Team USA vs. Brazil
Brazil is one of the world's strongest teams, and the last time they met with Team USA, in the 2010 FIBA World Championship, they came within two points of victory.
This year, they're as strong as ever, boasting 4 NBA players, one Euroleague player, and seven players that come from their reasonably strong domestic league. They are also a very experienced national side, with only one player on the roster under 25 years old. They're not a team looking at their last run, as their roster is generally pretty flexible and they have a wealth of players to choose from, but they are a fearsome side nonetheless.
Their last tournament was the 2011 FIBA Americas championship, in which they lost the Final game to Argentina, the other South American basketball powerhouse. But I wouldn't take that result too seriously, as the team didn't include Nene, Leandro Barbosa, and Anderson Varejao, all of whom are playing on the Brazilian team today.
But let's get down to brass tacks. Why was Brazil able to take Team USA to the brink in 2010, and will they be able to do the same today?
In 2010, Brazil was able to take advantage of the fact that Team USA had no real distribution point guard to lead their team. Derrick Rose and Russell Westbrook are great scorers to be sure, but neither of them leads a Nash or Kidd-like offense that blows your mind. Brazil didn't really diverge from their strategy. They played a traditional offense with a medium pace, distributing the ball to scorers in positions they knew they could score. They exploited the wider lane of the international game, using it to create space for guys like Splitter to get uncontested shots. Meanwhile, Team USA was consistently getting to the line, and using individual talent to score.
But, the international trapezoidal paint area is no more, and I have a feeling the upcoming game will be more suited to the United States.
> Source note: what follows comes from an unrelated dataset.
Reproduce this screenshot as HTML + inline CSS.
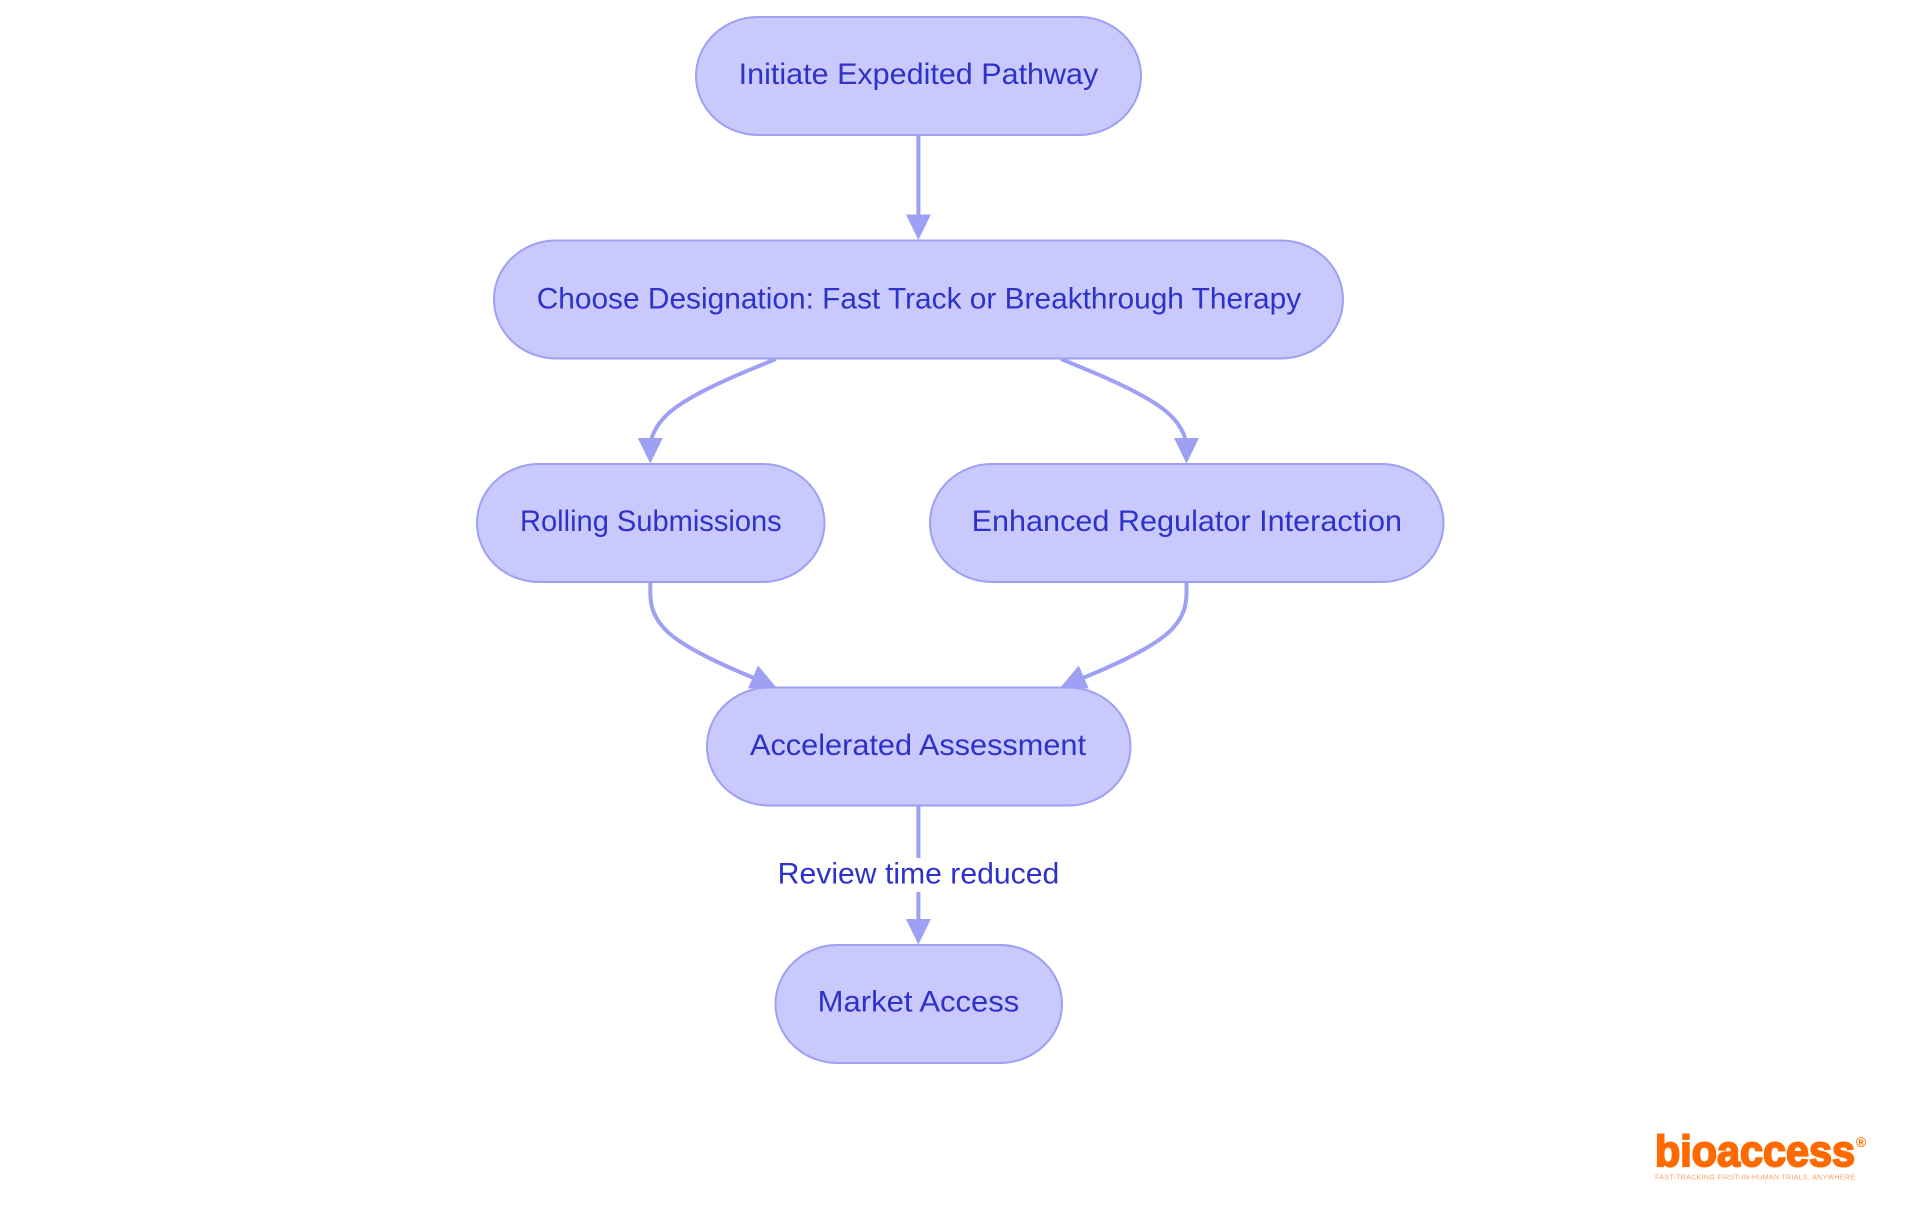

Now they have better distributors in Chris Paul and Deron Williams, allowing them to get the ball to their scorers more effectively. The smaller lane will also give Brazil less room to operate in their traditional wide-open style of play, limiting their scoring effectiveness.
On the other side of the token, this game will seriously test Team USA's defensive effectiveness down low. Nene, Tiago Splitter, and Anderson Varejao make for a fearsome paint trio, and will probably score a good deal of Brazil's points inside. However, Brazil has traditionally not been a very good rebounding team, so if Team USA loses out in that area, it could mean serious problems for them down the road.
Brazil will also rely on guys like Leandro Barbosa and Marcelo Machado to shoot a ton of threes, mostly after they open up scoring in the paint. Marcelino Huertas will act as the pass-heavy point guard, who also has the quickness to get down low for a few uncontested baskets. Alex Garcia is also a key component, running the break and isolation plays quite well. An interesting X-Factor for the Brazilians will be Larry Taylor, a naturalized Brazilian citizen who played small college ball in the US. He's one of the best players in the Domestic league, averaging 15 points and 7 assists.
All in all, this is one of the best teams Brazil has fielded in years, but with the international game pushing towards an NBA style of play, I have to give team USA the advantage. Brazil has the talent necessary to win, but I'd say that the US would win out 7 or 8 out of every 10 games they played. And they obviously have a more talented roster deeper in the depth chart, meaning that they'll probably get an advantage when the backups are in the game.